Перед заседанием премьер-министров двух стран в Абвиле 12 сентября эксперты пришли к выводу, что Польша проиграла войну. Даладье и Чемберлен решили, что помогать Польше уже бесполезно.
Широкое общественное мнение западных стран было настроено иначе. Коммунистические партии руководствовались установками антифашистской борьбы. Компартия Норвегии 2 сентября в газете «Арбейдерен» определила Гитлера как безусловного агрессора, который «метал громы и молнии по поводу „несправедливости“ Версальского мира, „гонений“ на национальное меньшинство, по поводу „нарушения границы“ поляками и т.п.», а теперь он «еще раз пытается добиться своего: уничтожить другие нации и закабалить другие народы». ЦК компартии США записал в решении, что необходима «широкая моральная, дипломатическая и экономическая помощь польскому народу и всем тем, кто помогает Польше защищать свою национальную независимость»{5}. ЦК компартии Швеции 4 сентября опубликовал манифест, в котором было записано: «Империалистическая война за новый передел мира между капиталистическими великими державами вступила в новую фазу.

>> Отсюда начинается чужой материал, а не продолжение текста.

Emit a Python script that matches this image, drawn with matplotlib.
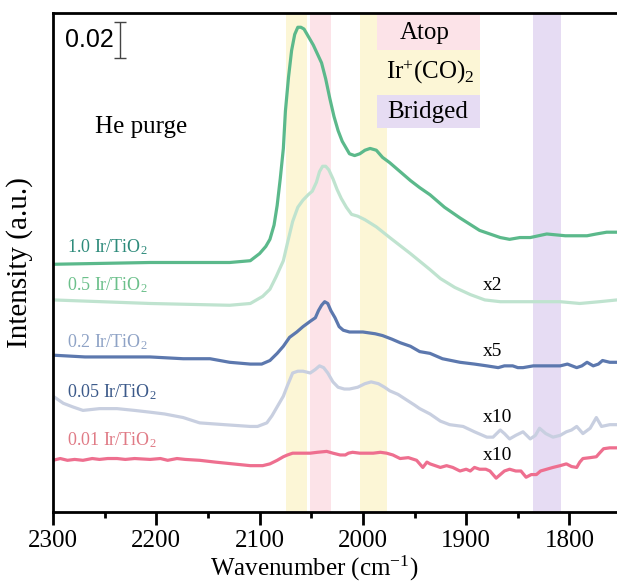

Гитлеровская Германия напала на Польшу. [...] История человечества не знает более черного преступления, чем насильственные действия национал-социалистских безумцев против Польши, могущие вызвать всеобщую европейскую войну, всемирную войну...» Отважные коммунисты из берлин-бранденбургского комитета в своем воззвании включили в число лозунгов призыв: «За свободу Австрии, Чехословакии и Польши!»{6}
Секретариат Исполкома Коминтерна был в полном замешательстве. Он заседал и 1, и 2 сентября, признал «в основном правильной» позицию в отношении советско-германского пакта, но не мог установить, какова должна быть тактическая линия Коминтерна в связи с «начавшейся германо-польской войной и угрозой ее расширения». 5 сентября Г. Димитров обратился к А. Жданову с письмом о необходимости обсудить со Сталиным испытываемые руководством Коминтерна «исключительные трудности»: «для их преодоления, как и для принятия правильного решения, мы нуждаемся больше, чем когда бы ни было, в непосредственной помощи и совете товарища Сталина». Рукою Димитрова было помечено: «Беседа с т. Сталиным в присутствии тт. Молотова и Жданова состоялась 7.9.39— 8.9.39»{7}.